To deem the police responsible for allowing mob rule to dominate the streets is a sinister over-simplification ~ the cops were wary of acting against those who enjoy political patronage: witness two union ministers felicitating persons duly convicted for cow-related lynching.
Both retain their places in the political establishment, as do the several others who escaped retribution for telling beef-eaters “to go to Pakistan”, or who divided society into “Ramzadas” and “haramzadas”. The silence of those in power has fuelled the bloodletting, permitted a climate to spread in which, now, rumour-mongering unleashes the genie that cannot be put back into the bottle ~ more so since that genie also delivers votes.
Only token comfort can be drawn by the ruling party that the court ~ several of its comments and observations will surely become oft-quoted passages of judicial scripture ~ has called upon Parliament to enact lynching-specific legislation (many might wonder if that was necessary, if only the existing laws were faithfully implemented) for it will be the Treasury that will have to pilot the legislation that actually exposes its own incompetence, or skewed thinking.
Coming as it did on the eve of the apex legislature’s session, the order from the bench headed by the Chief Justice of India will definitely exacerbate the turbulence in the colonnaded citadel of Indian democracy. Sadly, political mud-slinging ~ like vigilantism and lynching ~ is the forum’s equivalent of the “new normal” that their Lordships have so forcefully deprecated.

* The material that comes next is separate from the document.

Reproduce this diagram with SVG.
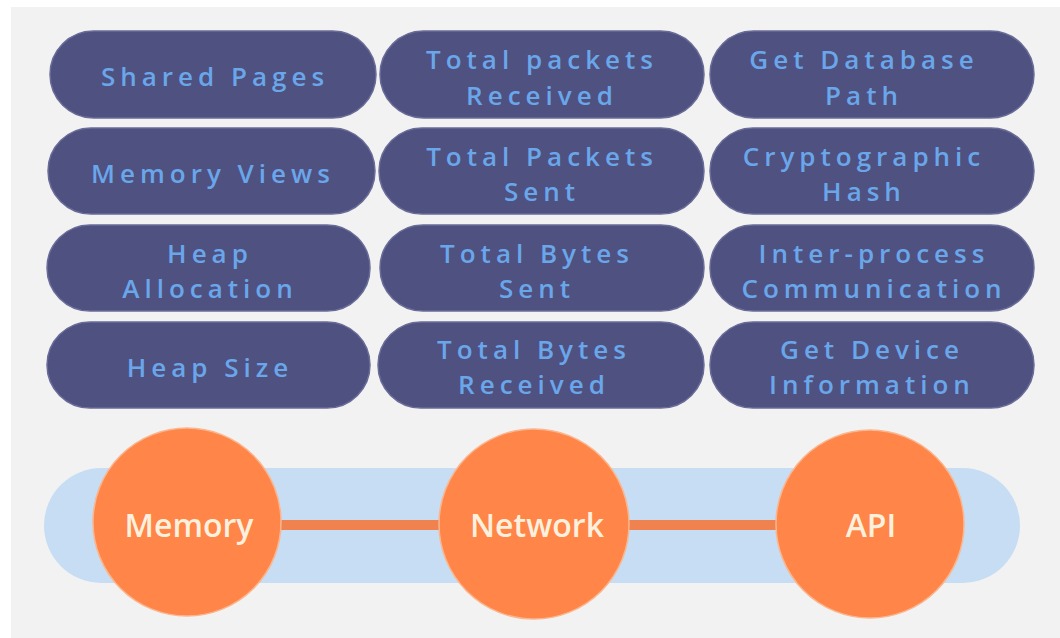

The court has issued a series of directives to both the Central and state governments, how effectively it will monitor how those are being implemented will be anxiously followed by all those who honour what the Founding Fathers had commanded. That the Supreme Court had to draw the attention of government(s) to fundamental responsibilities is a pathetic projection of the prevailing quality of governance. India stands shamed, self-denigrated.